Directions
Would you return the run of lines that starts at the one with "Rebuild this chart" and ends at the one with "-9.6, -17.7, -23.1, -25, -23.1, -17.7, -9.6, 0]", ends included, exactly as written and without the images?

[Start of Dataset excerpts]

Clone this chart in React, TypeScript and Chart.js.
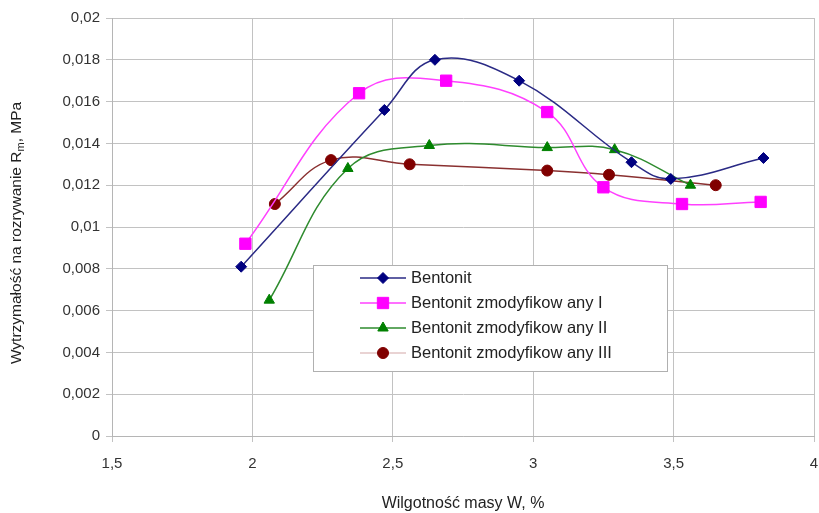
import React, { useEffect, useRef } from 'react';
import { Chart, registerables } from 'chart.js';
import { drawPoint } from 'chart.js/helpers';

Chart.register(...registerables);

const seriesNames = [
  'Bentonit',
  'Bentonit zmodyfikow any I',
  'Bentonit zmodyfikow any II',
  'Bentonit zmodyfikow any III',
];

const bentonitX = [1.96, 2.47, 2.65, 2.95, 3.35, 3.49, 3.82];
const bentonitY = [0.0081, 0.0156, 0.018, 0.017, 0.0131, 0.0123, 0.0133];

const mod1X = [1.975, 2.38, 2.69, 3.05, 3.25, 3.53, 3.81];
const mod1Y = [0.0092, 0.0164, 0.017, 0.0155, 0.0119, 0.0111, 0.0112];

const mod2X = [2.06, 2.34, 2.63, 3.05, 3.29, 3.56];
const mod2Y = [0.0065, 0.0128, 0.0139, 0.0138, 0.0137, 0.012];

const mod3X = [2.08, 2.28, 2.56, 3.05, 3.27, 3.65];
const mod3Y = [0.0111, 0.0132, 0.013, 0.0127, 0.0125, 0.012];

const xMin = 1.5;
const xMax = 4;
const xStep = 0.5;
const yMin = 0;
const yMax = 0.02;
const yStep = 0.002;

const xTitle = 'Wilgotność masy W, %';
const yTitleMain = 'Wytrzymałość na rozrywanie R';
const yTitleSub = 'm';
const yTitleEnd = ', MPa';

const FONT = '"Liberation Sans", Arial, sans-serif';

const toPoints = (xs: number[], ys: number[]) => xs.map((x, i) => ({ x, y: ys[i] }));

const fmt = (v: number) => String(Math.round(v * 1000) / 1000).replace('.', ',');

const legendLineColors = ['#2a2a85', '#ff40ff', '#2e8b2e', '#e2c4c4'];

const customPlugin = {
  id: 'customDecor',
  afterDraw(chart: any) {
    const ctx = chart.ctx as CanvasRenderingContext2D;
    // Y title with subscript
    ctx.save();
    ctx.translate(17, 233);
    ctx.rotate(-Math.PI / 2);
    ctx.fillStyle = '#222';
    ctx.textBaseline = 'middle';
    ctx.textAlign = 'left';
    const mainFont = `15.5px ${FONT}`;
    const subFont = `11px ${FONT}`;
    ctx.font = mainFont;
    const w1 = ctx.measureText(yTitleMain).width;
    const w3 = ctx.measureText(yTitleEnd).width;
    ctx.font = subFont;
    const w2 = ctx.measureText(yTitleSub).width;
    const total = w1 + w2 + w3;
    let x = -total / 2;
    ctx.font = mainFont;
    ctx.fillText(yTitleMain, x, 0);
    x += w1;
    ctx.font = subFont;
    ctx.fillText(yTitleSub, x, 4);
    x += w2;
    ctx.font = mainFont;
    ctx.fillText(yTitleEnd, x, 0);
    ctx.restore();

    // Legend box
    const bx = 313, by = 265, bw = 354, bh = 106;
    ctx.save();
    ctx.fillStyle = '#ffffff';
    ctx.fillRect(bx, by, bw, bh);
    ctx.strokeStyle = '#b0b0b0';
    ctx.lineWidth = 1;
    ctx.strokeRect(bx + 0.5, by + 0.5, bw, bh);
    const rows = [278, 303, 328, 353];
    chart.data.datasets.forEach((ds: any, i: number) => {
      const y = rows[i];
      ctx.strokeStyle = legendLineColors[i];
      ctx.lineWidth = 1.5;
      ctx.beginPath();
      ctx.moveTo(360, y);
      ctx.lineTo(406, y);
      ctx.stroke();
      ctx.fillStyle = ds.pointBackgroundColor;
      ctx.strokeStyle = ds.pointBorderColor;
      ctx.lineWidth = 1;
      drawPoint(ctx, { pointStyle: ds.pointStyle, radius: ds.pointRadius, rotation: 0, borderWidth: 1 } as any, 383, y);
      ctx.fillStyle = '#222';
      ctx.font = `16.5px ${FONT}`;
      ctx.textBaseline = 'middle';
      ctx.textAlign = 'left';
      ctx.fillText(ds.label, 411, y);
    });
    ctx.restore();
  },
};

export default function App() {
  const ref = useRef<HTMLCanvasElement | null>(null);

  useEffect(() => {
    if (!ref.current) return;
    const mk = (label: string, pts: any, line: string, fill: string, style: string, r: number) => ({
      label,
      data: pts,
      borderColor: line,
      borderWidth: 1.5,
      backgroundColor: fill,
      pointBackgroundColor: fill,
      pointBorderColor: fill,
      pointBorderWidth: 1,
      pointStyle: style,
      pointRadius: r,
      pointHoverRadius: r,
      tension: 0.4,
      fill: false,
      showLine: true,
    });
    const chart = new Chart(ref.current, {
      type: 'scatter',
      data: {
        datasets: [
          mk(seriesNames[0], toPoints(bentonitX, bentonitY), '#2a2a85', '#000080', 'rectRot', 5.5),
          mk(seriesNames[1], toPoints(mod1X, mod1Y), '#ff40ff', '#ff00ff', 'rect', 8),
          mk(seriesNames[2], toPoints(mod2X, mod2Y), '#2e8b2e', '#008000', 'triangle', 6),
          mk(seriesNames[3], toPoints(mod3X, mod3Y), '#8a3030', '#800000', 'circle', 5.5),
        ] as any,
      },
      options: {
        animation: false,
        responsive: true,
        maintainAspectRatio: false,
        layout: { padding: { top: 18, right: 0, left: 0, bottom: 0 } },
        plugins: {
          legend: { display: false },
          tooltip: { enabled: false },
        },
        scales: {
          x: {
            type: 'linear',
            min: xMin,
            max: xMax,
            ticks: {
              stepSize: xStep,
              color: '#333',
              font: { family: FONT, size: 15 },
              padding: 13,
              maxRotation: 0,
              callback: (v: any) => fmt(Number(v)),
            },
            grid: { color: '#c2c2c2', lineWidth: 1, tickLength: 6 },
            border: { color: '#b5b5b5', width: 1 },
            title: {
              display: true,
              text: xTitle,
              color: '#222',
              font: { family: FONT, size: 16 },
              padding: { top: 0, bottom: 0 },
            },
            afterFit: (s: any) => { s.height = 77; s.paddingLeft = 0; s.paddingRight = 0; },
          },
          y: {
            type: 'linear',
            min: yMin,
            max: yMax,
            ticks: {
              stepSize: yStep,
              color: '#333',
              font: { family: FONT, size: 15 },
              padding: 6,
              callback: (v: any) => fmt(Number(v)),
            },
            grid: { color: '#c2c2c2', lineWidth: 1, tickLength: 6 },
            border: { color: '#b5b5b5', width: 1 },
            afterFit: (s: any) => { s.width = 112; s.paddingTop = 0; s.paddingBottom = 0; },
          },
        },
      } as any,
      plugins: [customPlugin],
    });
    return () => chart.destroy();
  }, []);

  return (
    <div style={{ position: 'absolute', left: 0, top: 0, width: 819, height: 513, overflow: 'hidden', background: '#fff' }}>
      <div style={{ position: 'relative', width: 823, height: 513 }}>
        <canvas ref={ref} />
      </div>
    </div>
  );
}
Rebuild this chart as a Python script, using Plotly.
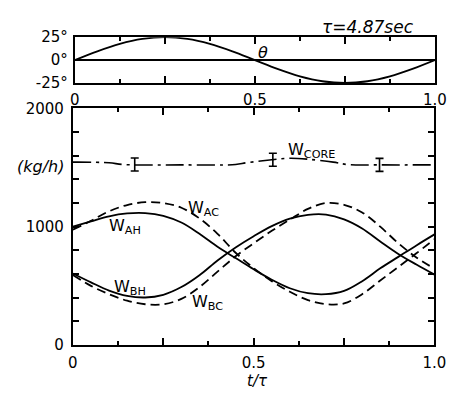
import plotly.graph_objects as go

# ---- data -------------------------------------------------------------
# phase of the oscillation, t/tau
t_theta = [0.0, 0.0625, 0.125, 0.1875, 0.25, 0.3125, 0.375, 0.4375, 0.5,
           0.5625, 0.625, 0.6875, 0.75, 0.8125, 0.875, 0.9375, 1.0]
theta = [0, 9.6, 17.7, 23.1, 25, 23.1, 17.7, 9.6, 0,
         -9.6, -17.7, -23.1, -25, -23.1, -17.7, -9.6, 0]

t = [0.00, 0.05, 0.10, 0.15, 0.20, 0.25, 0.30, 0.35, 0.40, 0.45, 0.50,
     0.55, 0.60, 0.65, 0.70, 0.75, 0.80, 0.85, 0.90, 0.95, 1.00]
w_ah = [1000, 1045, 1088, 1112, 1115, 1092, 1035, 940, 830, 735, 640,
        552, 480, 438, 430, 458, 540, 648, 745, 842, 935]
w_bh = [605, 530, 460, 415, 402, 425, 490, 590, 715, 825, 920,
        1005, 1068, 1100, 1102, 1062, 985, 875, 770, 680, 595]
w_ac = [975, 1050, 1130, 1183, 1207, 1200, 1160, 1070, 940, 780, 650,
        540, 450, 380, 345, 352, 430, 545, 660, 775, 895]
w_bc = [592, 500, 430, 375, 345, 345, 390, 490, 620, 750, 860,
        965, 1060, 1150, 1200, 1185, 1120, 1000, 860, 740, 645]

t_core = [0.00, 0.10, 0.14, 0.30, 0.45, 0.48, 0.55, 0.60, 0.65, 0.72, 0.76, 0.85, 1.00]
w_core = [1545, 1540, 1525, 1522, 1525, 1540, 1565, 1578, 1570, 1545, 1525, 1522, 1522]

t_err = [0.171, 0.553, 0.848]
w_err = [1525, 1565, 1522]
err_half = [55, 55, 55]

x_ticks = [0, 0.25, 0.5, 0.75, 1.0]
x_ticktext = ["0", "", "0.5", "", "1.0"]
x_minor = [0.125, 0.375, 0.625, 0.875]
theta_ticks = [-25, 0, 25]
theta_ticktext = ["-25°", "0°", "25°"]
w_ticks = [0, 200, 400, 600, 800, 1000, 1200, 1400, 1600, 1800, 2000]
w_ticktext = ["0", "", "", "", "", "1000", "", "", "", "", "2000"]

# ---- figure -----------------------------------------------------------
W, H = 459, 398
FONT = "DejaVu Sans"
INK = "black"

fig = go.Figure()

fig.add_trace(go.Scatter(x=t_theta, y=theta, mode="lines", line_shape="spline",
                         line=dict(color=INK, width=1.8), xaxis="x", yaxis="y",
                         showlegend=False, hoverinfo="skip"))

for ys, dash in [(w_ah, "solid"), (w_bh, "solid"), (w_ac, "9px,5px"), (w_bc, "9px,5px")]:
    fig.add_trace(go.Scatter(x=t, y=ys, mode="lines", line_shape="spline",
                             line=dict(color=INK, width=1.8, dash=dash),
                             xaxis="x2", yaxis="y2", showlegend=False, hoverinfo="skip"))

fig.add_trace(go.Scatter(x=t_core, y=w_core, mode="lines", line_shape="spline",
                         line=dict(color=INK, width=1.6, dash="18px,5px,3px,5px"),
                         xaxis="x2", yaxis="y2", showlegend=False, hoverinfo="skip"))

fig.add_trace(go.Scatter(x=t_err, y=w_err, mode="markers",
                         marker=dict(size=1, color=INK),
                         error_y=dict(type="data", array=err_half, visible=True,
                                      color=INK, thickness=1.6, width=4),
                         xaxis="x2", yaxis="y2", showlegend=False, hoverinfo="skip"))


def px_x(p):
    return p / W


def px_y(p):
    return 1 - p / H


tick_font = dict(family=FONT, size=15, color=INK)

common_x = dict(range=[0, 1], showline=True, linewidth=2, linecolor=INK, mirror="ticks",
                ticks="inside", ticklen=7, tickwidth=2, tickcolor=INK,
                tickvals=x_ticks, ticktext=x_ticktext,
                minor=dict(tickvals=x_minor, ticks="inside", ticklen=4, tickwidth=1.6,
                           tickcolor=INK),
                showgrid=False, zeroline=False, tickfont=tick_font, fixedrange=True)

fig.update_layout(
    width=W, height=H,
    margin=dict(l=0, r=0, t=0, b=0),
    paper_bgcolor="white", plot_bgcolor="white",
    xaxis=dict(domain=[px_x(72.5), px_x(446.5)], anchor="y", ticklabelstandoff=2, **common_x),
    yaxis=dict(domain=[px_y(77.5), px_y(29.5)], anchor="x", range=[-25, 25],
               showline=True, linewidth=2, linecolor=INK, mirror=True,
               tickvals=theta_ticks, ticktext=theta_ticktext, ticks="",
               showgrid=False, zeroline=True, zerolinecolor=INK, zerolinewidth=1.6,
               tickfont=tick_font, ticklabelstandoff=2, fixedrange=True),
    xaxis2=dict(domain=[px_x(70.5), px_x(446)], anchor="y2", ticklabelstandoff=3, **common_x),
    yaxis2=dict(domain=[px_y(352), px_y(104)], anchor="x2", range=[0, 2000],
                showline=True, linewidth=2, linecolor=INK, mirror="ticks",
                ticks="inside", ticklen=6, tickwidth=1.6, tickcolor=INK,
                tickvals=w_ticks, ticktext=w_ticktext,
                showgrid=False, zeroline=False, tickfont=tick_font,
                ticklabelstandoff=4, fixedrange=True),
)

ann_font = dict(family=FONT, size=16, color=INK)
annotations = [
    dict(text="<i>τ=4.87sec</i>", x=px_x(377), y=px_y(19), xref="paper", yref="paper",
         font=dict(family=FONT, size=17, color=INK)),
    dict(text="<i>θ</i>", x=0.523, y=8, xref="x", yref="y", font=ann_font),
    dict(text="<i>(kg/h)</i>", x=px_x(37), y=px_y(165), xref="paper", yref="paper",
         font=ann_font),
    dict(text="<i>t/τ</i>", x=px_x(262), y=px_y(390), xref="paper", yref="paper",
         font=dict(family=FONT, size=15, color=INK)),
    dict(text="W<sub>CORE</sub>", x=0.66, y=1645, xref="x2", yref="y2", font=ann_font),
    dict(text="W<sub>AC</sub>", x=0.36, y=1150, xref="x2", yref="y2", font=ann_font),
    dict(text="W<sub>AH</sub>", x=0.143, y=1000, xref="x2", yref="y2", font=ann_font),
    dict(text="W<sub>BH</sub>", x=0.157, y=485, xref="x2", yref="y2", font=ann_font),
    dict(text="W<sub>BC</sub>", x=0.372, y=360, xref="x2", yref="y2", font=ann_font),
]
for a in annotations:
    a.update(showarrow=False, xanchor="center", yanchor="middle")
fig.update_layout(annotations=annotations)

# the figure fills the page edge to edge
fig.write_html("out.html",
               post_script="document.body.style.margin='0';"
                           "document.documentElement.style.overflow='hidden';")
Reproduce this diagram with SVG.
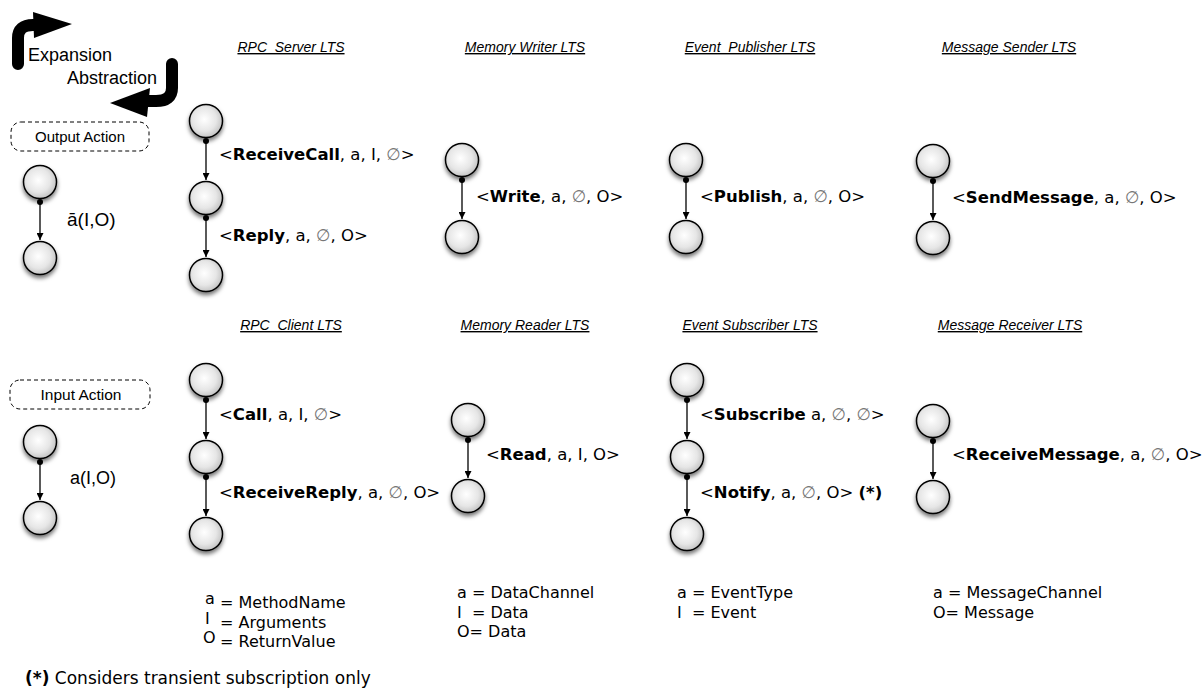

[End of Dataset excerpts]

Solution to the problem
Rebuild this chart as a Python script, using Plotly.
import plotly.graph_objects as go

# ---- data -------------------------------------------------------------
# phase of the oscillation, t/tau
t_theta = [0.0, 0.0625, 0.125, 0.1875, 0.25, 0.3125, 0.375, 0.4375, 0.5,
           0.5625, 0.625, 0.6875, 0.75, 0.8125, 0.875, 0.9375, 1.0]
theta = [0, 9.6, 17.7, 23.1, 25, 23.1, 17.7, 9.6, 0,
         -9.6, -17.7, -23.1, -25, -23.1, -17.7, -9.6, 0]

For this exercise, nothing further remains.